====== RECORDS FOR THE EXERCISE ======

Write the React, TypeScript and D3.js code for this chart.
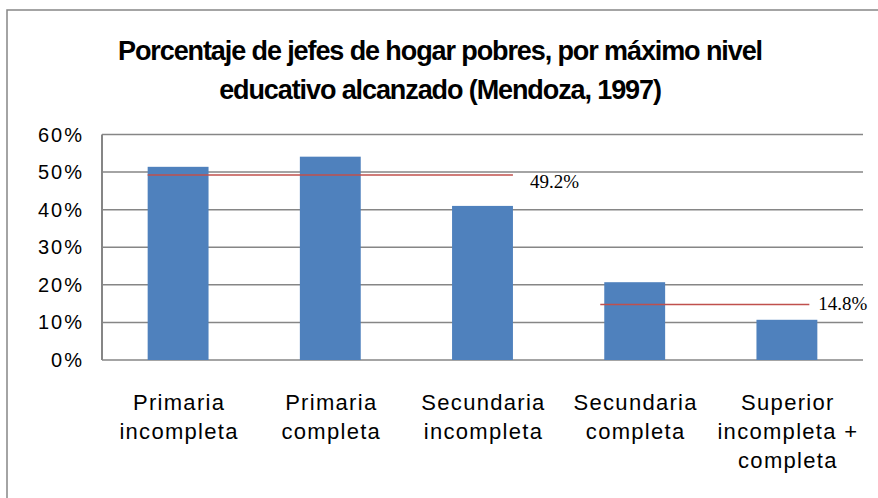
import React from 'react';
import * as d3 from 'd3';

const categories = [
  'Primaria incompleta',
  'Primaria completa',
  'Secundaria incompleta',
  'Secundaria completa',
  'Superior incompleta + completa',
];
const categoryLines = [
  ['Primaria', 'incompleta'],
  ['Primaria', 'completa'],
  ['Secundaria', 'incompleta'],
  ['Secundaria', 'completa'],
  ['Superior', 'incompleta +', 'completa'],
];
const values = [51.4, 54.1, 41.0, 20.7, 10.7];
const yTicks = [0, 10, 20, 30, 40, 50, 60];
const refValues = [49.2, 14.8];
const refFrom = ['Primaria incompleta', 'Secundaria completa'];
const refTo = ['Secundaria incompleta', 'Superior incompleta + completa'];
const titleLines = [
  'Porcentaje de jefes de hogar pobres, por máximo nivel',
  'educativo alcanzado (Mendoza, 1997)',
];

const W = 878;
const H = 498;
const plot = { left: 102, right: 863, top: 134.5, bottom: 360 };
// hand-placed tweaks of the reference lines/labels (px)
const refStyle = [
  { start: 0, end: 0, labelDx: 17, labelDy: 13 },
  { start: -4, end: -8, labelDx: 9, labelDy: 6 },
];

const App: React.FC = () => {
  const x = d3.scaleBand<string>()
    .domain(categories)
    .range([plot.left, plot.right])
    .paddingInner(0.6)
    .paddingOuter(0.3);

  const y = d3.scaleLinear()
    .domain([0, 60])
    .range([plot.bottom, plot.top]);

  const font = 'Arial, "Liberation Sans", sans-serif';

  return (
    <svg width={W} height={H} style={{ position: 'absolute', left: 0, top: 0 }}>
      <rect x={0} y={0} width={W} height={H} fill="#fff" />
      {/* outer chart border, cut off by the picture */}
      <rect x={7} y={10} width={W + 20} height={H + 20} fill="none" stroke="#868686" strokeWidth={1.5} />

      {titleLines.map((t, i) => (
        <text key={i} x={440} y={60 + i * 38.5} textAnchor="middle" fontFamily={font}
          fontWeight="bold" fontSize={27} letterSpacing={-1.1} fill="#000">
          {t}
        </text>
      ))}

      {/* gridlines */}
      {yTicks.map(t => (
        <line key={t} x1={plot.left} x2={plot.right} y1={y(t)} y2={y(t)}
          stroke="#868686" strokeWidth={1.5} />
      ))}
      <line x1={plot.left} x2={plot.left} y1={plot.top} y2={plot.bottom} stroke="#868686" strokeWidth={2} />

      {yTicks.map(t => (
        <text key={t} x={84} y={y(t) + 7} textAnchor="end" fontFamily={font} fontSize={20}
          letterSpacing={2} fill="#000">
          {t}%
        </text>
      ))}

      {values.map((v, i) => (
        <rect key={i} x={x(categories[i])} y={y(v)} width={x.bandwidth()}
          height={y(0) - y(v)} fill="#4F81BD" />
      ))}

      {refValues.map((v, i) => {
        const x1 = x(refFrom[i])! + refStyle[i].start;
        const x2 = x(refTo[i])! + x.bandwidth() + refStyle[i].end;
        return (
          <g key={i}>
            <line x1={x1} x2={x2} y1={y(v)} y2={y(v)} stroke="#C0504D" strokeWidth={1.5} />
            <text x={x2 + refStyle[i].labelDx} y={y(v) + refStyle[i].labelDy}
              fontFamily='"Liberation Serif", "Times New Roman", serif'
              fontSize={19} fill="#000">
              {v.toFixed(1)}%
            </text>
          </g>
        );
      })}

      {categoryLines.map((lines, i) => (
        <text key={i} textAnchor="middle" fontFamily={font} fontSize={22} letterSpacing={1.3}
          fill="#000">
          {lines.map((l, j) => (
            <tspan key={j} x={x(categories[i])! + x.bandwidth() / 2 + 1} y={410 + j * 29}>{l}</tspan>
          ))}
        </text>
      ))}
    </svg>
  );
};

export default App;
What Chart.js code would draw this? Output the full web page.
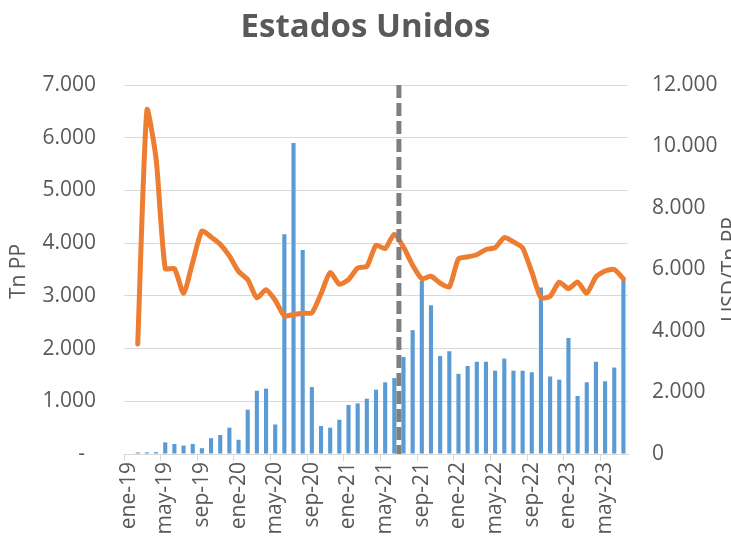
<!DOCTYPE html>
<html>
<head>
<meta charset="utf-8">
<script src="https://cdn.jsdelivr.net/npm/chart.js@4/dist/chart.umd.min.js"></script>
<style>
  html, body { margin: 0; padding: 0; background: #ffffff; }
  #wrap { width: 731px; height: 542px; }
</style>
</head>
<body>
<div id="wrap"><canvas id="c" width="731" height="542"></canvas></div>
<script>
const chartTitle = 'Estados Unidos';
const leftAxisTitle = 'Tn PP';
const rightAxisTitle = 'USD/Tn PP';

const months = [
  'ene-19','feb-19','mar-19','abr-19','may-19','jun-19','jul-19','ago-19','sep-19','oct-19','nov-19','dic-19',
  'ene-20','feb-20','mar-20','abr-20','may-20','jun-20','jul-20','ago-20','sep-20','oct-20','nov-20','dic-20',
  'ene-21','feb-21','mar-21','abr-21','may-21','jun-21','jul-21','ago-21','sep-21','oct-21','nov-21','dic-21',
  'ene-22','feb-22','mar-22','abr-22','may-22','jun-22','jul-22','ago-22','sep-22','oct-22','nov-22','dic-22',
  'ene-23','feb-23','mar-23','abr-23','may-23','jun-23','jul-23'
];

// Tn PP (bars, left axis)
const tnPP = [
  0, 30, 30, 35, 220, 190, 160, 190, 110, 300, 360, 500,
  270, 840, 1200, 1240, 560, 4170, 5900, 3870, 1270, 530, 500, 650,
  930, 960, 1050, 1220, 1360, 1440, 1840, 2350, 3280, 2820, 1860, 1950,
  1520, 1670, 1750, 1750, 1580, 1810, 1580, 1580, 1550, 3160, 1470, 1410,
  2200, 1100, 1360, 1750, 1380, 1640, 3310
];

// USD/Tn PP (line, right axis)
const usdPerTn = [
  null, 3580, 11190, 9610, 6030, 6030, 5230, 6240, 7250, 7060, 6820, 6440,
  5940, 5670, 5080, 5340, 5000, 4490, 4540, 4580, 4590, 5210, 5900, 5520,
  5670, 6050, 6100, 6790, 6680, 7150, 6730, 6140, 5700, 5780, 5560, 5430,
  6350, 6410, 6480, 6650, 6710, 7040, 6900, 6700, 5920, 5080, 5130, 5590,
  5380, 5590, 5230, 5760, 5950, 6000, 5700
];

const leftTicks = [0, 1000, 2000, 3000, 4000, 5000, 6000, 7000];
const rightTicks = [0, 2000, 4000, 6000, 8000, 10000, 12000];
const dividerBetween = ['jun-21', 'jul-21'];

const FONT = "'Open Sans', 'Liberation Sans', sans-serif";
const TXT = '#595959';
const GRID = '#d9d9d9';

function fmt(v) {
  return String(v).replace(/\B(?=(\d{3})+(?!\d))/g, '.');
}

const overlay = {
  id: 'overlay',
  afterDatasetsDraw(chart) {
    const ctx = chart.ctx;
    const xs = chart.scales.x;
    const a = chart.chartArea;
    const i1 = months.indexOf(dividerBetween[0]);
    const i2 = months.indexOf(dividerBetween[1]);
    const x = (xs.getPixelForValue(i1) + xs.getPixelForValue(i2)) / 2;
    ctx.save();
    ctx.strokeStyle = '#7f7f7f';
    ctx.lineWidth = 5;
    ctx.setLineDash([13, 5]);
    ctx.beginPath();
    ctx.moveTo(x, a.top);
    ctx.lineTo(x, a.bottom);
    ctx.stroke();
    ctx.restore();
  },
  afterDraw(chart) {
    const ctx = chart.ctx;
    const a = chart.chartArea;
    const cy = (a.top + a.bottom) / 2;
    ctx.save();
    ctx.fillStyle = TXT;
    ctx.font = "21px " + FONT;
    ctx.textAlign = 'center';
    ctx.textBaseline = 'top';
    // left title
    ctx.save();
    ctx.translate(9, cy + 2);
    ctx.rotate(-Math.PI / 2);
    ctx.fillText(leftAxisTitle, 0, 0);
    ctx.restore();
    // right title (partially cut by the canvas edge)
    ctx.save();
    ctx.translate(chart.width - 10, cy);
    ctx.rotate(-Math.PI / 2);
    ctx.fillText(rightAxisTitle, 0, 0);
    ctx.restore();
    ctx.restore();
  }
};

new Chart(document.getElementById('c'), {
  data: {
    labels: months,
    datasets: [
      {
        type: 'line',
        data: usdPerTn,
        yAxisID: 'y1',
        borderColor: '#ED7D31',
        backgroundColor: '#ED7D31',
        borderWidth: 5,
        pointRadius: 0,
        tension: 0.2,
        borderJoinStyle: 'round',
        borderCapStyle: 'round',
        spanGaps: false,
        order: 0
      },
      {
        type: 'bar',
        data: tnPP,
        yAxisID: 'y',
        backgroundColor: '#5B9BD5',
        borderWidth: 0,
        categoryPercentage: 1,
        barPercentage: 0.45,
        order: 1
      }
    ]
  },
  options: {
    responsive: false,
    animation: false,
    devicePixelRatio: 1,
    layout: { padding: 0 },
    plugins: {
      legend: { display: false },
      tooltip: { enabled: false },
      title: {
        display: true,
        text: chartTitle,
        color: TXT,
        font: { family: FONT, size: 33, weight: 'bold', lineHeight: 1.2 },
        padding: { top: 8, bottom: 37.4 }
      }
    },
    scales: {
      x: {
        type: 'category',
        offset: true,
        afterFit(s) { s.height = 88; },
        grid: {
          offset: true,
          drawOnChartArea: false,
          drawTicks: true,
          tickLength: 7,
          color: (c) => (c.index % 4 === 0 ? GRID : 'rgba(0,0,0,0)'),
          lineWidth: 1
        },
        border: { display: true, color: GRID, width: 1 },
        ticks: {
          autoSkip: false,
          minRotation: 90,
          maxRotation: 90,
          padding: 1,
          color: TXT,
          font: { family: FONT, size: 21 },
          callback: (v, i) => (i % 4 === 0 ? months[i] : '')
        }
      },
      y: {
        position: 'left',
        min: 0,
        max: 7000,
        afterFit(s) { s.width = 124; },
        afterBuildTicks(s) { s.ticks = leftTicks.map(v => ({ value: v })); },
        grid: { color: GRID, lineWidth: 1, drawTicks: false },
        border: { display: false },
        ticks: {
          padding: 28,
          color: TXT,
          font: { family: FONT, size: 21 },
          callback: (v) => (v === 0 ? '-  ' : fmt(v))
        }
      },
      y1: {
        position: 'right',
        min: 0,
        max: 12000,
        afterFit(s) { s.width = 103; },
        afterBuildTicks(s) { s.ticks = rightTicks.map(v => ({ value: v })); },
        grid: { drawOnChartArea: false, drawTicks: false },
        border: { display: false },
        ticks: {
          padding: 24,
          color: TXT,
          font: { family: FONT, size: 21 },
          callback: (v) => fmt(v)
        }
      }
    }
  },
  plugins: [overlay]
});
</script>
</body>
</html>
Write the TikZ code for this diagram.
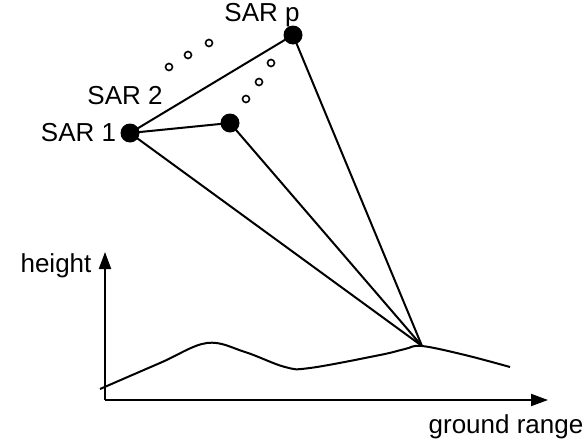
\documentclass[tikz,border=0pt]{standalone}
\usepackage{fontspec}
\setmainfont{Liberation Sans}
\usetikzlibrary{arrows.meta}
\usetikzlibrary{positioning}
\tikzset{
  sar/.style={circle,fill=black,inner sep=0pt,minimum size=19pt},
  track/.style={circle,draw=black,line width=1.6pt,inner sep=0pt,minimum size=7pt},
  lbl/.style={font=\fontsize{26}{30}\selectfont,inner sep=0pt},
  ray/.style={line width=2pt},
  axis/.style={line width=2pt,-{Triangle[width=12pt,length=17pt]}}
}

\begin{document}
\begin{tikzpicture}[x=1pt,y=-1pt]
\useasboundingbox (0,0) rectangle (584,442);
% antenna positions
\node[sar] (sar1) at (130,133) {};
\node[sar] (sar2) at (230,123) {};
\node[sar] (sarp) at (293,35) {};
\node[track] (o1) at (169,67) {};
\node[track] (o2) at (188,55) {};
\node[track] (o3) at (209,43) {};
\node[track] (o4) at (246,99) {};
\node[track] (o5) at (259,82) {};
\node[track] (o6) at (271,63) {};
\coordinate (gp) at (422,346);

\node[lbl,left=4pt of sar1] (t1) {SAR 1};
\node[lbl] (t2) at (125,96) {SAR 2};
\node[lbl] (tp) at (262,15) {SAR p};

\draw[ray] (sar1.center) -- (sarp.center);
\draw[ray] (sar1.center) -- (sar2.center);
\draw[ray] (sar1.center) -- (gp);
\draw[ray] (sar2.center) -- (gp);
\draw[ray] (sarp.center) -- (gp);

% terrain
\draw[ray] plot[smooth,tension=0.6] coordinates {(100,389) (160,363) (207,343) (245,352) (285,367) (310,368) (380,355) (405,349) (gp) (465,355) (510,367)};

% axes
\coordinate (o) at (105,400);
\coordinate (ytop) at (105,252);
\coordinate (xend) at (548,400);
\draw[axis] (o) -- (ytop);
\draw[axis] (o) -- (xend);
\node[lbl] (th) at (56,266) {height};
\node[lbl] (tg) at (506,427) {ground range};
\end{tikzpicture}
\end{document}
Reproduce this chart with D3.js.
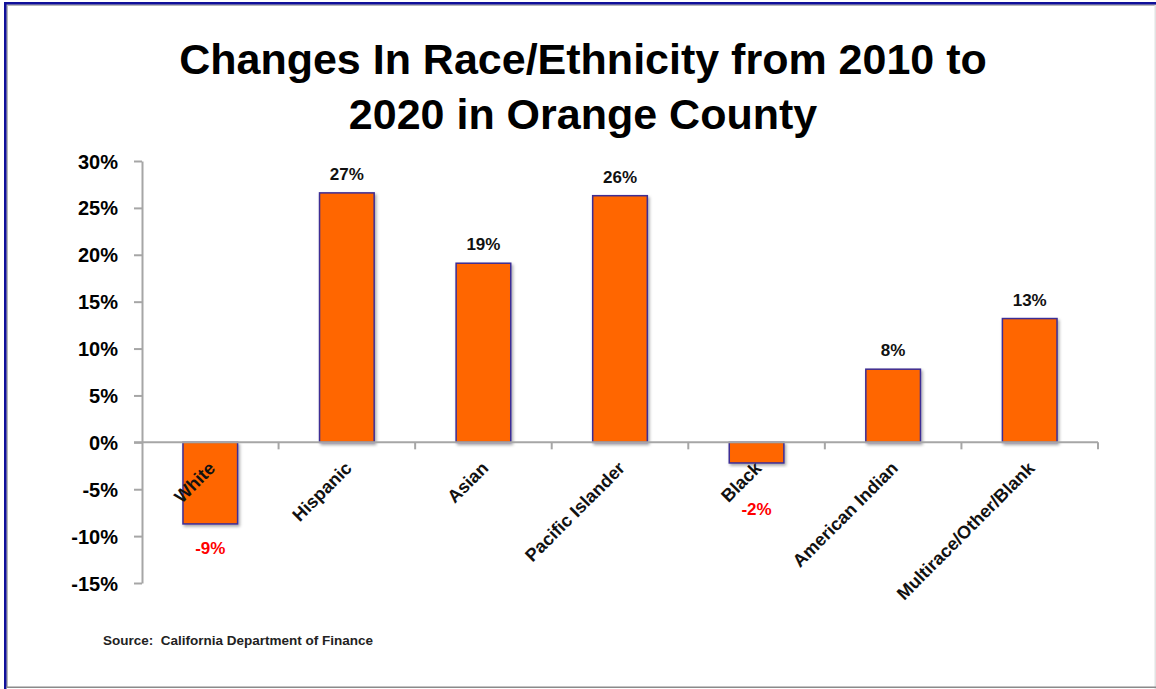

======

▶ **OBJECTIVE**: Beginning with the line above that contains "Write the TikZ code for this diagram." and finishing with the line that contains "(tp) at (262,15)", print those lines exactly and only. Skip all pictures.

▶ **ANSWER TO THIS TASK**:
Write the TikZ code for this diagram.
\documentclass[tikz,border=0pt]{standalone}
\usepackage{fontspec}
\setmainfont{Liberation Sans}
\usetikzlibrary{arrows.meta}
\usetikzlibrary{positioning}
\tikzset{
  sar/.style={circle,fill=black,inner sep=0pt,minimum size=19pt},
  track/.style={circle,draw=black,line width=1.6pt,inner sep=0pt,minimum size=7pt},
  lbl/.style={font=\fontsize{26}{30}\selectfont,inner sep=0pt},
  ray/.style={line width=2pt},
  axis/.style={line width=2pt,-{Triangle[width=12pt,length=17pt]}}
}

\begin{document}
\begin{tikzpicture}[x=1pt,y=-1pt]
\useasboundingbox (0,0) rectangle (584,442);
% antenna positions
\node[sar] (sar1) at (130,133) {};
\node[sar] (sar2) at (230,123) {};
\node[sar] (sarp) at (293,35) {};
\node[track] (o1) at (169,67) {};
\node[track] (o2) at (188,55) {};
\node[track] (o3) at (209,43) {};
\node[track] (o4) at (246,99) {};
\node[track] (o5) at (259,82) {};
\node[track] (o6) at (271,63) {};
\coordinate (gp) at (422,346);

\node[lbl,left=4pt of sar1] (t1) {SAR 1};
\node[lbl] (t2) at (125,96) {SAR 2};
\node[lbl] (tp) at (262,15) {SAR p};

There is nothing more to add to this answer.